Where the data below has the string "chart", return the whole line.
— Start RECORDED INFORMATION —
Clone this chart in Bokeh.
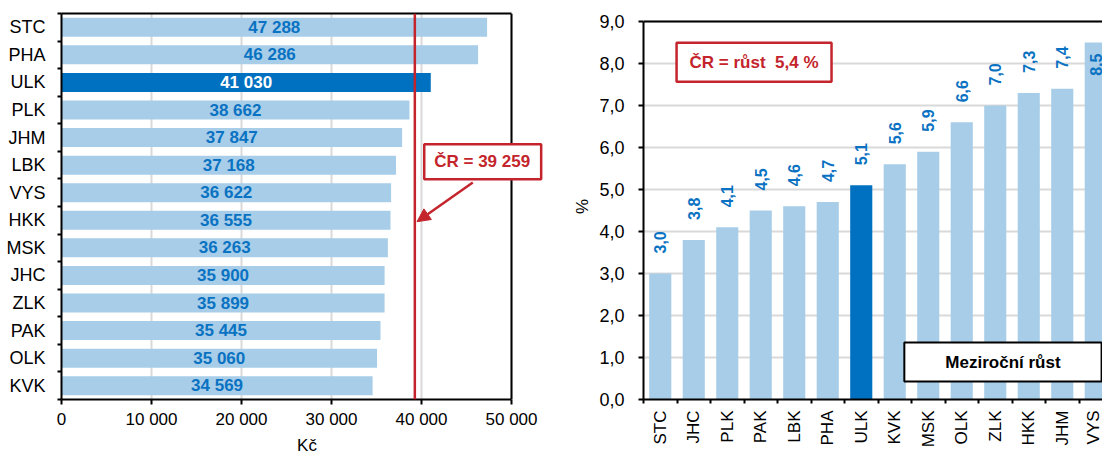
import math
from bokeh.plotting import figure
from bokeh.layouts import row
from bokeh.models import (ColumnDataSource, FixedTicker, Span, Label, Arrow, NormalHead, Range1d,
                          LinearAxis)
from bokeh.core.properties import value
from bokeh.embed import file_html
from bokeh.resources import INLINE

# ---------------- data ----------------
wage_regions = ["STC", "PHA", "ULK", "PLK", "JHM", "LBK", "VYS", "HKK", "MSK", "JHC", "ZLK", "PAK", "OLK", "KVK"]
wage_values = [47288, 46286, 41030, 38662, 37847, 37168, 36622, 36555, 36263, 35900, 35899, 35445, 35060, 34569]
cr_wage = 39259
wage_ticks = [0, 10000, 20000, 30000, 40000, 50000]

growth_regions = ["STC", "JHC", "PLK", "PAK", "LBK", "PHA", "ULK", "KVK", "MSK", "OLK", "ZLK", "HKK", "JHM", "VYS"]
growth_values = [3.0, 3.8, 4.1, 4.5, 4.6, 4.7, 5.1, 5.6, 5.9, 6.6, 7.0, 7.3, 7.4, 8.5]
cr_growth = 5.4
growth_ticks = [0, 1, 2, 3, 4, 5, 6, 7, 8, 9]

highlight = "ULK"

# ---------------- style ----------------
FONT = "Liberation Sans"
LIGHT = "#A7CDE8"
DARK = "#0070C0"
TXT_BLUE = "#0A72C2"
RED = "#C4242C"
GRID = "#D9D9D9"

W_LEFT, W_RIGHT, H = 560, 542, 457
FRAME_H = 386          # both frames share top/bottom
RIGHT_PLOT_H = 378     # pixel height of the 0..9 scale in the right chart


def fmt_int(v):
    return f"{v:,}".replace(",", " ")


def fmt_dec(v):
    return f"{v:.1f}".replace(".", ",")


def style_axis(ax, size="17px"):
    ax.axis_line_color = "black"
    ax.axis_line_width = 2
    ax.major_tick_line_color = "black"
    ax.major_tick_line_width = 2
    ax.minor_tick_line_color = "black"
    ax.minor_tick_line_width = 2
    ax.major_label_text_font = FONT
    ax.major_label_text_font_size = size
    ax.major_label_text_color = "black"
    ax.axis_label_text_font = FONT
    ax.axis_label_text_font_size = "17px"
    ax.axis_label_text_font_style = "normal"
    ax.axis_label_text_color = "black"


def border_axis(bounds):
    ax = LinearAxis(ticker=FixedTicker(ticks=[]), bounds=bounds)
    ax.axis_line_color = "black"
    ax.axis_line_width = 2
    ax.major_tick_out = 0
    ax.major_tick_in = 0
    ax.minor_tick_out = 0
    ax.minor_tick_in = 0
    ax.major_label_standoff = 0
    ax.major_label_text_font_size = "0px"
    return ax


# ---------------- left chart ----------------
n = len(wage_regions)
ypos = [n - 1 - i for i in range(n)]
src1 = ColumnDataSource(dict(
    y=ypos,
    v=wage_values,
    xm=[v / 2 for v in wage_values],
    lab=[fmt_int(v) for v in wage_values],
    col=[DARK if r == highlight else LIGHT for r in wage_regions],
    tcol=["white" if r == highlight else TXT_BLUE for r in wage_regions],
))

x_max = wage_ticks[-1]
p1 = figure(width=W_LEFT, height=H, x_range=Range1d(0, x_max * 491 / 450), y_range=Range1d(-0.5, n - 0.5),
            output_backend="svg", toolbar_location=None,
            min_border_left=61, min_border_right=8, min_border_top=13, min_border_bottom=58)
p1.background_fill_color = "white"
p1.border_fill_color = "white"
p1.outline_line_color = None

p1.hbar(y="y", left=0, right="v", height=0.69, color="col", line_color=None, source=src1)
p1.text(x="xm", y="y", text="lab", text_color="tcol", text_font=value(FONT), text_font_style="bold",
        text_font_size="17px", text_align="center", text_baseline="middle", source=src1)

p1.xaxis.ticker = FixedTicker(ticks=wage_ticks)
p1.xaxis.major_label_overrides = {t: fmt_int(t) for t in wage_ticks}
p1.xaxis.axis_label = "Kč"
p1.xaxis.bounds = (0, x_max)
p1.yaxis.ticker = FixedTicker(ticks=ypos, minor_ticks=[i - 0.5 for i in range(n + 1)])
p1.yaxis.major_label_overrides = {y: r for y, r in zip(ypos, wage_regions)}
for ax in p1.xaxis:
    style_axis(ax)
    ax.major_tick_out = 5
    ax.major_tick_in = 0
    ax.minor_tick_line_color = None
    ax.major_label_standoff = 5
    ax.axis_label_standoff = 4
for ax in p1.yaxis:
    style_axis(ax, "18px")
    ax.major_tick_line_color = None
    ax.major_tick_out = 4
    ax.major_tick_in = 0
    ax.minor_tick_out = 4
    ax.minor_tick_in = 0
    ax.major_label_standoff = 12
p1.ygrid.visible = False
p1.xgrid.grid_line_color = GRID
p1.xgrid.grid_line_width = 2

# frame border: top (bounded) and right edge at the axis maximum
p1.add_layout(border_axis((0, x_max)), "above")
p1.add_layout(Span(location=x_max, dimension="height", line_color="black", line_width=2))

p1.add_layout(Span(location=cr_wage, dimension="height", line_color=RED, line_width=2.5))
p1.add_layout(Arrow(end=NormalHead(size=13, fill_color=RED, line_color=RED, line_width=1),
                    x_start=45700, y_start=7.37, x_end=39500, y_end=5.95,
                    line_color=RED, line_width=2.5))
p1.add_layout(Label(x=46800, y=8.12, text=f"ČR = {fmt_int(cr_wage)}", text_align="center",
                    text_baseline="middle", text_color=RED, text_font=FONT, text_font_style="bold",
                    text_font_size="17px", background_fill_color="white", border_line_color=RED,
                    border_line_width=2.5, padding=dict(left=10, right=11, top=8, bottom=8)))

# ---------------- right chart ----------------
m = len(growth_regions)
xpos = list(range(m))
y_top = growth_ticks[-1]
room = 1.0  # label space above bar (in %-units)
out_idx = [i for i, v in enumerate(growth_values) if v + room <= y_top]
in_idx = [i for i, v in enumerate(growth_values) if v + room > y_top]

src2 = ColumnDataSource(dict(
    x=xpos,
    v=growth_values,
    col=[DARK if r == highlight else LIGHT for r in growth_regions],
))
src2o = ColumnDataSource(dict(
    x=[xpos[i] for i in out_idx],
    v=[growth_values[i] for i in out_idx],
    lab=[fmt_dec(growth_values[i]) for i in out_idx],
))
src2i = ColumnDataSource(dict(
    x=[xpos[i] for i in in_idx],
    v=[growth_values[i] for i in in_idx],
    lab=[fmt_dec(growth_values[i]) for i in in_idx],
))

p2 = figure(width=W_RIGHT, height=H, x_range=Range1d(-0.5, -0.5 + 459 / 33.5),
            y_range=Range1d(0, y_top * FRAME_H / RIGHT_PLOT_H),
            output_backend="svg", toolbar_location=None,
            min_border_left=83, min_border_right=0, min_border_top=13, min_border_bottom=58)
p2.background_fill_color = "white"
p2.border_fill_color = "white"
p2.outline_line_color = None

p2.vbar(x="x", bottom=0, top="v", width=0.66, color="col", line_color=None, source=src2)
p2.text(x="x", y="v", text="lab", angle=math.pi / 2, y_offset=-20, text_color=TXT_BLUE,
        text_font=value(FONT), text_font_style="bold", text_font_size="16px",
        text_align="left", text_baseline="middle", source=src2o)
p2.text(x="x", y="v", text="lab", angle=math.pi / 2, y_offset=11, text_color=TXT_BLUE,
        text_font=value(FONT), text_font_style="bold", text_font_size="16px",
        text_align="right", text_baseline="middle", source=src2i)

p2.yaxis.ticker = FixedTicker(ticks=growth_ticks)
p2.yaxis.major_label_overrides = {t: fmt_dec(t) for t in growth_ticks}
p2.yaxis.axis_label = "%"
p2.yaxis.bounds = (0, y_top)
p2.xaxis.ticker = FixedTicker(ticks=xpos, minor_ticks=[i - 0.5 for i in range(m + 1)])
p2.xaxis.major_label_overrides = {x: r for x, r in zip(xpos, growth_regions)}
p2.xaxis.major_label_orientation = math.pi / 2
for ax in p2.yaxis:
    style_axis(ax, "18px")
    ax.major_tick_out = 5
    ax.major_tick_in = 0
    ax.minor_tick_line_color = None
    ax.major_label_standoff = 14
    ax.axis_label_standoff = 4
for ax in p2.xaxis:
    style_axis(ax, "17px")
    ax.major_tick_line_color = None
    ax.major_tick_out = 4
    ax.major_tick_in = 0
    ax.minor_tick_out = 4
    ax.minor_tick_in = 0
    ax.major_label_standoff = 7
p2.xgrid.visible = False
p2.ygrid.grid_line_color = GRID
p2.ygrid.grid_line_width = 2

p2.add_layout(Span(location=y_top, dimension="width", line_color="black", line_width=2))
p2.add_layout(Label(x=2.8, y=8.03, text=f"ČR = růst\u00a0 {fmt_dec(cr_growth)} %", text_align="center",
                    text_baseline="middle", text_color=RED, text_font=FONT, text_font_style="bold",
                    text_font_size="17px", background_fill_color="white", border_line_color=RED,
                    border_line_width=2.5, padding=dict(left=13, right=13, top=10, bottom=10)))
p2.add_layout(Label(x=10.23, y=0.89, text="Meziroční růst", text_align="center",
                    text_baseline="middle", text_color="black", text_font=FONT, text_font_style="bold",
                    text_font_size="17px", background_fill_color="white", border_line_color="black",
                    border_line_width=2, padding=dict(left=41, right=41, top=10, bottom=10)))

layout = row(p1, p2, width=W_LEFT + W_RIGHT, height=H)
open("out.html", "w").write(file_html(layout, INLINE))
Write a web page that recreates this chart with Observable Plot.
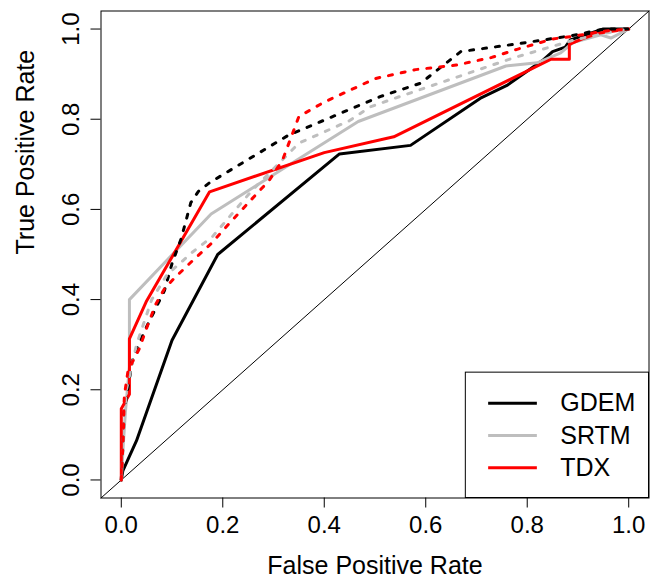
— End RECORDED INFORMATION —
THE RESPONSE:
Clone this chart in Bokeh.
RIGHT_PLOT_H = 378     # pixel height of the 0..9 scale in the right chart
# ---------------- left chart ----------------
# ---------------- right chart ----------------
Write a web page that recreates this chart with Observable Plot.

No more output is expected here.